Predict how the price of one product affects a key metric In price testing, speed and volumes are two major opportunities provided by MCM.

The algorithm allows to quickly track how one primary metric (for instance, a company’s revenue) modifies under the effects of other factors.

As an illustration, a price architect may take one product (Smartphone A), change its price gradually ($10 per simulation), and forecast its sales during a set time considering market rules.

Then, the expert can choose another product or change the step of the previous simulation.

After this, the obtained data of each test can be combined and compared in order to understand how price changes of some products influence the company’s revenue.

This is a single scenario while DL solutions can proceed with thousands of such simulations during a short period.

As a result, a retailer has a pattern of tested prices; there is no need to experiment in real-life conditions.

Find and track correlations of same-category products Monte Carlo method driven by deep learning (MCM-DL) facilitates retailers efforts to tracking the behavior of similar products within the category.

Experts simulate the price of Smartphone A, examine how the alteration affects Smartphone B and vice versa.

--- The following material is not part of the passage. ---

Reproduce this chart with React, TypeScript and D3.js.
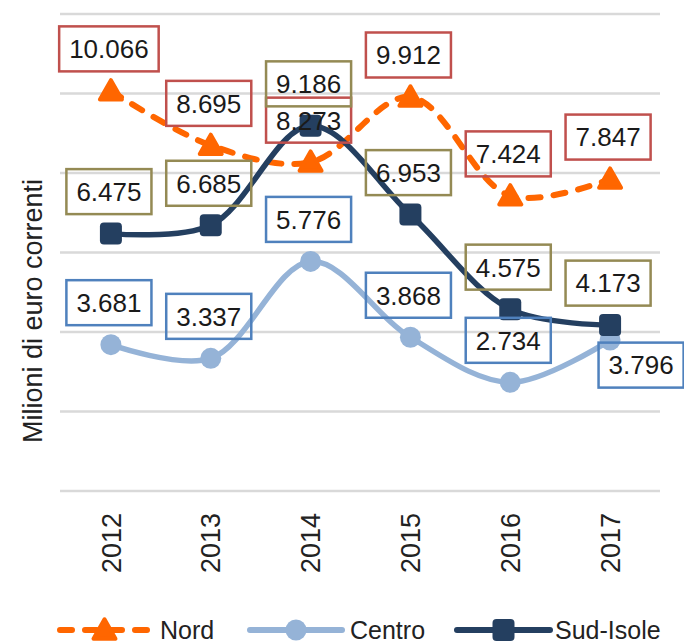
import React from "react";
import * as d3 from "d3";

const years = ["2012", "2013", "2014", "2015", "2016", "2017"];
const nord = [10.066, 8.695, 8.273, 9.912, 7.424, 7.847];
const centro = [3.681, 3.337, 5.776, 3.868, 2.734, 3.796];
const sudIsole = [6.475, 6.685, 9.186, 6.953, 4.575, 4.173];
const yTicks = [0, 2, 4, 6, 8, 10, 12];
const yTitle = "Milioni di euro correnti";

const W = 684;
const H = 644;
const FONT = "'Liberation Sans', Arial, sans-serif";

type Series = {
  name: string;
  values: number[];
  color: string;
  labelColor: string;
  marker: "triangle" | "circle" | "square";
  dash?: string;
};

const series: Series[] = [
  { name: "Nord", values: nord, color: "#FF6600", labelColor: "#C0504D", marker: "triangle", dash: "12 13" },
  { name: "Centro", values: centro, color: "#95B3D7", labelColor: "#4F81BD", marker: "circle" },
  { name: "Sud-Isole", values: sudIsole, color: "#243F60", labelColor: "#948A54", marker: "square" },
];

// per-label placement overrides (relative offsets from default placement)
const labelOverride: Record<string, { dx: number; dy: number }> = {
  "Centro-5": { dx: 33, dy: 67 },
};

const fmt = (v: number) => v.toFixed(3);

function textWidth(s: string, fs: number) {
  let w = 0;
  for (const c of s) w += c === "." ? 0.278 : 0.556;
  return w * fs;
}

function Marker({ kind, x, y, color }: { kind: string; x: number; y: number; color: string }) {
  if (kind === "triangle") {
    const s = 22;
    const h = s * 0.88;
    const p = d3.path();
    p.moveTo(x, y - h / 2 - 1);
    p.lineTo(x + s / 2, y + h / 2 - 1);
    p.lineTo(x - s / 2, y + h / 2 - 1);
    p.closePath();
    return <path d={p.toString()} fill={color} stroke={color} strokeWidth={4} strokeLinejoin="round" />;
  }
  if (kind === "circle") {
    return <circle cx={x} cy={y} r={10.5} fill={color} />;
  }
  return <rect x={x - 11} y={y - 11} width={22} height={22} rx={4} fill={color} />;
}

export default function App() {
  const x = d3.scaleBand<string>().domain(years).range([61, 660]).padding(0);
  const cx = (yr: string) => (x(yr) as number) + x.bandwidth() / 2;
  const y = d3.scaleLinear().domain([0, 12]).range([491, 14]);

  const line = d3
    .line<number>()
    .x((_, i) => cx(years[i]))
    .y((d) => y(d))
    .curve(d3.curveCatmullRom.alpha(0.5));

  const labelFs = 26;
  const boxH = 45;

  const legendItems = [
    { s: series[0], x0: 57, x1: 152, tx: 160 },
    { s: series[1], x0: 250, x1: 342, tx: 350 },
    { s: series[2], x0: 457, x1: 550, tx: 555 },
  ];
  const legendY = 630;

  return (
    <svg
      width={W}
      height={H}
      style={{ position: "absolute", left: 0, top: 0, background: "#fff" }}
      fontFamily={FONT}
    >
      <rect x={0} y={0} width={W} height={H} fill="#fff" />
      {/* gridlines */}
      {yTicks.map((t) => (
        <line key={t} x1={60} x2={660} y1={y(t)} y2={y(t)} stroke="#D9D9D9" strokeWidth={2.5} />
      ))}

      {/* y title */}
      <text
        transform={`translate(33, 311) rotate(-90)`}
        textAnchor="middle"
        dy="0.35em"
        fontSize={27}
        fill="#222"
      >
        {yTitle}
      </text>

      {/* x labels */}
      {years.map((yr) => (
        <text
          key={yr}
          transform={`translate(${cx(yr)}, 513) rotate(-90)`}
          textAnchor="end"
          dy="0.36em"
          fontSize={27}
          fill="#222"
        >
          {yr}
        </text>
      ))}

      {/* lines */}
      {series.map((s) => (
        <path
          key={s.name}
          d={line(s.values) || ""}
          fill="none"
          stroke={s.color}
          strokeWidth={s.dash ? 6 : 5.5}
          strokeDasharray={s.dash}
          strokeLinecap={s.dash ? "round" : "butt"}
          strokeLinejoin="round"
        />
      ))}

      {/* markers */}
      {series.map((s) =>
        s.values.map((v, i) => (
          <Marker key={s.name + i} kind={s.marker} x={cx(years[i])} y={y(v)} color={s.color} />
        ))
      )}

      {/* data labels */}
      {series.map((s) =>
        s.values.map((v, i) => {
          const txt = fmt(v);
          const w = textWidth(txt, labelFs) + 20;
          const o = labelOverride[`${s.name}-${i}`] || { dx: 0, dy: 0 };
          const lx = cx(years[i]) - 2 + o.dx;
          const ly = y(v) - 42 + o.dy;
          return (
            <g key={s.name + "l" + i}>
              <rect
                x={lx - w / 2}
                y={ly - boxH / 2}
                width={w}
                height={boxH}
                fill="none"
                stroke={s.labelColor}
                strokeWidth={2.5}
              />
              <text x={lx} y={ly} dy="0.36em" textAnchor="middle" fontSize={labelFs} fill="#1a1a1a">
                {txt}
              </text>
            </g>
          );
        })
      )}

      {/* legend */}
      {legendItems.map(({ s, x0, x1, tx }) => {
        const mx = (x0 + x1) / 2;
        return (
          <g key={s.name}>
            <line
              x1={x0 + (s.dash ? 3 : 0)}
              x2={x1 - (s.dash ? 3 : 0)}
              y1={legendY}
              y2={legendY}
              stroke={s.color}
              strokeWidth={6}
              strokeDasharray={s.dash ? "12 13" : undefined}
              strokeLinecap="round"
            />
            <Marker kind={s.marker} x={mx} y={legendY} color={s.color} />
            <text x={tx} y={legendY} dy="0.36em" fontSize={25} fill="#222">
              {s.name}
            </text>
          </g>
        );
      })}
    </svg>
  );
}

Needless to say, the number of comparing same-category items may be substantially bigger.

To get more precise statistics, it is critical to use a price confidence interval of a tested product.

The findings can help retailers to find out in what number of cases the price change meet the compliance level and set an optimal price for a tested product in terms of existing market rules and conditions.

Evaluate complementary goods and adjacent segments Using MCM-DL, experts can test the behavior of complementary (paired) goods.

For example, how changes of TV X prices correlate with sales of TV holder A, and more.

Again, this is a simplified visualization.

Giant retailers may have hundreds yet thousands of paired goods, price testing of which can be effortlessly done by deep learning.

Also, one can test how adjacent segments (cross categories) will behave.

It means, there are mass-market smartphones, middle-up-market devices, and premium ones.

The price simulations aimed at the items of these categories can give insights into the dependencies and sale fluctuations of neighboring products.

Ultimately, a retailer gets graphs of links and impacts between goods of the same category, goods of adjacent segments, their interactions, etc.

This data is highly valuable for establishing timely discounts, forecasting sales of new products, and more.

Conclusion Like any analytical approach, MCM has limitations and inaccuracies.

Despite this, many fields, including retail, still utilize it.

MCM-DL works impressively in the dynamic and oversaturated modern retail industry.

It assists data scientists and price architects in conducting price testing.

It solves retailers hurdles related to choosing optimal prices for their products according to pricing rules.

Finally, we as buyers get more bargains.